I am currently developing my own audio library and have implemented the Short-Time Fourier Transform (STFT) and its inverse as part of the signal processing pipeline. However, I have noticed that the STFT and its inverse operations seem to be causing a significant loss of data, resulting in very poor audio quality.
First I divide the audio signal into overlapping frames, and for each frame, I apply a window function to reduce spectral leakage. Then, I perform the Fourier Transform on each frame to obtain the frequency-domain representation.
Then as a test, I perform the inverse to get the audio back. I have plotted these results below and you can see the degradation.
Here are the functions:
class AudioLib:
'''Library of audio processing functions.'''
def __init__(self, blocksize=1024 * 2):
self.blocksize = blocksize
self.window = np.hanning(blocksize)
def stft(self, audio):
'''Compute the short-time Fourier transform of the audio.'''
# Split the audio into overlapping blocks
num_blocks = len(audio) // self.blocksize
blocks = np.reshape(audio[:num_blocks * self.blocksize], (num_blocks, self.blocksize))
# Apply the windowing function to each block
windowed_blocks = blocks * self.window[np.newaxis, :]
# Compute the Fourier transform of each block
spectrum = np.fft.fft(windowed_blocks, axis=1)
return spectrum
def istft(self, spectrum):
'''Compute the inverse short-time Fourier transform of the spectrum.'''
# Compute the inverse Fourier transform of each block
windowed_blocks = np.fft.ifft(spectrum, axis=1).real
# Apply overlap-and-add to reconstruct the output signal
output = np.zeros(len(spectrum) * self.blocksize)
for i, block in enumerate(windowed_blocks):
output[i * self.blocksize : (i + 1) * self.blocksize] += block
return output
I have tried changing the block size and while reducing the size improves the audio somewhat, it is still not perfect and I feel as though my implementation is incorrect. Any help regarding this would be greatly appreciated!

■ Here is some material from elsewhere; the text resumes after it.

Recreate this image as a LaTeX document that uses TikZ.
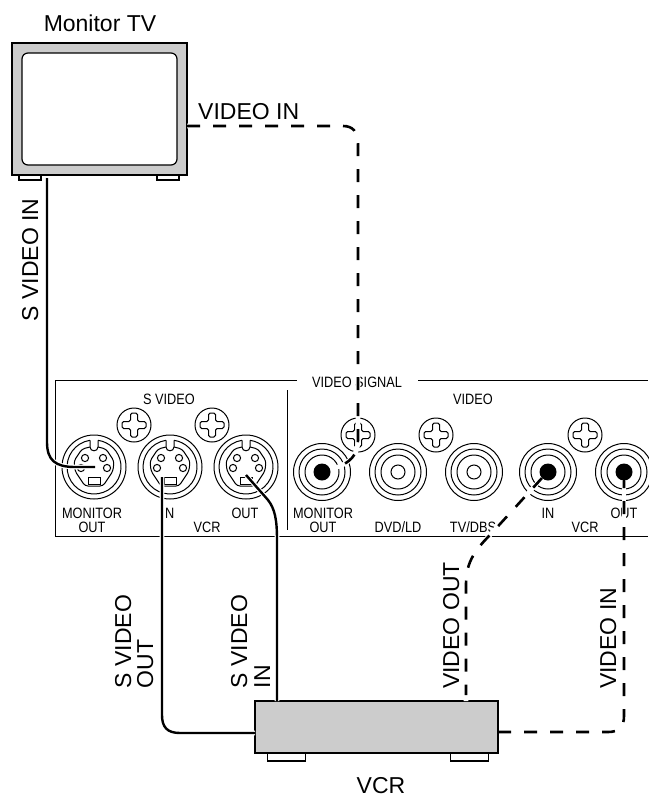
\documentclass[tikz,border=0pt]{standalone}
\usepackage{fontspec}
\setmainfont{Liberation Sans}
\newcommand{\bigfnt}{\fontsize{23}{26}\selectfont}
\newcommand{\panelfnt}{\fontsize{15}{17}\selectfont}
\definecolor{boxgray}{gray}{.8}
\tikzset{
  box/.style={draw=black,line width=1.6pt,fill=boxgray,inner sep=0pt},
  foot/.style={draw=black,line width=1.1pt,fill=white,inner sep=0pt},
  biglabel/.style={inner sep=0pt,font=\bigfnt},
  panellabel/.style={inner sep=0pt,font=\panelfnt,xscale=.85,transform shape,anchor=center},
  panelline/.style={line width=1pt},
  cablehalo/.style={draw=white,line width=4.6pt},
  cable/.style={draw=black,line width=2.4pt},
  dashcable/.style={draw=black,line width=2.6pt,dash pattern=on 13pt off 13pt},
}
\newcommand{\screw}[2]{%
  \draw[panelline,fill=white] (#1,#2) circle (17);
  \draw[panelline,rounded corners=1.6pt,shift={(#1,#2)}]
    (-3.5,-12) -- (3.5,-12) -- (3.5,-3.5) -- (12,-3.5) -- (12,3.5) -- (3.5,3.5) -- (3.5,12)
    -- (-3.5,12) -- (-3.5,3.5) -- (-12,3.5) -- (-12,-3.5) -- (-3.5,-3.5) -- cycle;
}
\newcommand{\rca}[3]{% x y filled
  \begin{scope}[shift={(#1,#2)},panelline]
    \draw (0,0) circle (28.5);
    \draw (0,0) circle (23);
    \draw (0,0) circle (17);
    \ifnum#3=1 \fill (0,0) circle (8.5);\else \draw (0,0) circle (7);\fi
  \end{scope}
}
\newcommand{\svideo}[2]{%
  \begin{scope}[shift={(#1,#2)},panelline]
    \draw (0,0) circle (32);
    \draw (-4,-26.7) arc[start angle=-98.6,end angle=-441.4,radius=27];
    \draw (-4,-26.7) -- (-4,-20) .. controls (-4,-15) and (4,-15) .. (4,-20) -- (4,-26.7);
    \draw[rounded corners=3pt] (-4,-20) -- (-12,-18) -- (-20,-6) -- (-19,4) -- (-9,19) -- (9,19) -- (19,4) -- (20,-6) -- (12,-18) -- (4,-20);
    \draw (-6,10) rectangle (6,17);
    \draw (-9,-9) circle (3.6);
    \draw (9,-9) circle (3.6);
    \draw (-13,1) circle (3.6);
    \draw (13,1) circle (3.6);
  \end{scope}
}
\begin{document}
\begin{tikzpicture}[x=1pt,y=-1pt]
\useasboundingbox (0,0) rectangle (648,795);
% TV
\node[foot,minimum width=22pt,minimum height=5pt] (tvfootl) at (30,177.5) {};
\node[foot,minimum width=22pt,minimum height=5pt] (tvfootr) at (168,177.5) {};
\node[box,minimum width=175pt,minimum height=132pt] (tv) at (99.5,109) {};
\node[draw=black,line width=1.2pt,fill=white,rounded corners=6pt,minimum width=155pt,minimum height=112pt,inner sep=0pt] (screen) at (99.5,109) {};
\node[biglabel] (tvlabel) at (100,23.5) {Monitor TV};
% VCR
\node[foot,minimum width=38pt,minimum height=8pt] (vcrfootl) at (286.5,757) {};
\node[foot,minimum width=38pt,minimum height=8pt] (vcrfootr) at (469.5,757) {};
\node[box,minimum width=243pt,minimum height=52pt] (vcr) at (376.5,727) {};
\node[biglabel,anchor=base] (vcrlabel) at (381,793) {VCR};
% panel
\draw[panelline] (296.5,380) -- (55,380) -- (55,536) -- (648,536);
\draw[panelline] (418,380) -- (648,380);
\draw[panelline] (287,390) -- (287,530);
\node[panellabel] (tsv) at (169,399) {S VIDEO};
\node[panellabel] (tvs) at (357,382) {VIDEO SIGNAL};
\node[panellabel] (tv2) at (473,399) {VIDEO};
\node[panellabel] (t1) at (92,513) {MONITOR};
\node[panellabel] (t2) at (92,527) {OUT};
\node[panellabel] (t3) at (168,513) {IN};
\node[panellabel] (t4) at (245,513) {OUT};
\node[panellabel] (t5) at (207,527) {VCR};
\node[panellabel] (t6) at (323,513) {MONITOR};
\node[panellabel] (t7) at (323,527) {OUT};
\node[panellabel] (t8) at (398,527) {DVD/LD};
\node[panellabel] (t9) at (473,527) {TV/DBS};
\node[panellabel] (t10) at (548,513) {IN};
\node[panellabel] (t11) at (585,527) {VCR};
\node[panellabel] (t12) at (624,513) {OUT};
\screw{134}{425}
\screw{212}{425}
\screw{358}{435}
\screw{436}{435}
\screw{585}{435}
\svideo{94}{467}
\svideo{170}{467}
\svideo{246}{467}
\rca{322}{472}{1}
\rca{398}{472}{0}
\rca{474}{472}{0}
\rca{548}{472}{1}
\rca{624}{472}{1}
% outside labels
\node[biglabel,anchor=base west] (l1) at (198,119) {VIDEO IN};
\node[biglabel,anchor=base west,rotate=90] (l2) at (38,321.5) {S VIDEO IN};
\node[biglabel,anchor=base west,rotate=90] (l3) at (131,688.5) {S VIDEO};
\node[biglabel,anchor=base west,rotate=90] (l4) at (153,688.5) {OUT};
\node[biglabel,anchor=base west,rotate=90] (l5) at (247,688.5) {S VIDEO};
\node[biglabel,anchor=base west,rotate=90] (l6) at (270,688.5) {IN};
\node[biglabel,anchor=base west,rotate=90] (l7) at (459,689) {VIDEO OUT};
\node[biglabel,anchor=base west,rotate=90] (l8) at (616,689) {VIDEO IN};
% connector ends
\coordinate (tvs1) at (47,178);
\coordinate (tvd) at (187,126);
\coordinate (j1) at (95,467);
\coordinate (j2) at (162,477);
\coordinate (j3) at (246,475);
\coordinate (j4) at (335,468);
\coordinate (j5) at (542,478);
\coordinate (j6) at (624,480);
\coordinate (v1) at (255,733);
\coordinate (v2) at (277,701);
\coordinate (v3) at (466,701);
\coordinate (v4) at (498,732);
% cables
\path[cablehalo] (j1) -- (75,467) .. controls (55,467) and (47,460) .. (47,442);
\draw[cable] (tvs1) -- (47,442) .. controls (47,460) and (55,467) .. (75,467) -- (j1);
\path[cablehalo] (j2) -- (162,715) .. controls (162,727) and (167,733) .. (180,733) -- (v1);
\draw[cable] (j2) -- (162,715) .. controls (162,727) and (167,733) .. (180,733) -- (v1);
\path[cablehalo] (j3) -- (268,500) .. controls (275,509) and (277,520) .. (277,540) -- (v2);
\draw[cable] (j3) -- (268,500) .. controls (275,509) and (277,520) .. (277,540) -- (v2);
\path[cablehalo] (tvd) -- (343,126) .. controls (353,126) and (358,132) .. (358,144) -- (358,440) .. controls (358,455) and (350,463) .. (j4);
\draw[dashcable] (tvd) -- (343,126) .. controls (353,126) and (358,132) .. (358,144) -- (358,440) .. controls (358,455) and (350,463) .. (j4);
\path[cablehalo] (j5) -- (490,535) .. controls (472,553) and (466,565) .. (466,585) -- (v3);
\draw[dashcable] (j5) -- (490,535) .. controls (472,553) and (466,565) .. (466,585) -- (466,695);
\path[cablehalo] (j6) -- (624,536);
\draw[dashcable] (v4) -- (608,732) .. controls (619,732) and (624,727) .. (624,716) -- (j6);
\end{tikzpicture}
\end{document}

Like Christoph Rackwitz said, the problem with this STFT implementation is that the blocks are non-overlapping. For invertibility, you want that each block has 50% overlap with the next block.
Here is a possible simple implementation for extracting and overlap-adding the blocks:
# Copyright 2023 Google LLC.
# SPDX-License-Identifier: Apache-2.0
def extract_blocks(audio: np.ndarray, blocksize: int) -> np.ndarray:
"""Extracts blocks with 50% overlap."""
hop_step = blocksize // 2
blocks = []
offset = 0
while offset + blocksize <= len(audio):
blocks.append(audio[offset:(offset + blocksize)])
offset += hop_step
return np.column_stack(blocks)
def overlap_add_blocks(blocks: np.ndarray) -> np.ndarray:
"""Overlap-adds blocks with 50% overlap."""
blocksize, num_blocks = blocks.shape
hop_step = blocksize // 2
output = np.zeros(blocksize + (num_blocks - 1) * hop_step)
offset = 0
for i in range(num_blocks):
output[offset:(offset + blocksize)] += blocks[:, i]
offset += hop_step
return output
If you want do to this more efficiently, check out numpy stride_tricks.
Another detail: for accurate invertibility, the window should be such that adding 50%-overlapped translated copies produces 1.0. To do this, np.hanning
needs a small correction. Change self.window = np.hanning(blocksize)
to
self.window = np.hanning(blocksize + 1)[:blocksize]
This plot shows the difference for blocksize = 32
. The thick line is the sum of the windows. Notice that thick line is wiggly for np.hanning(blocksize)
but perfectly flat and equal to 1.0 for np.hanning(blocksize + 1)[:blocksize]
.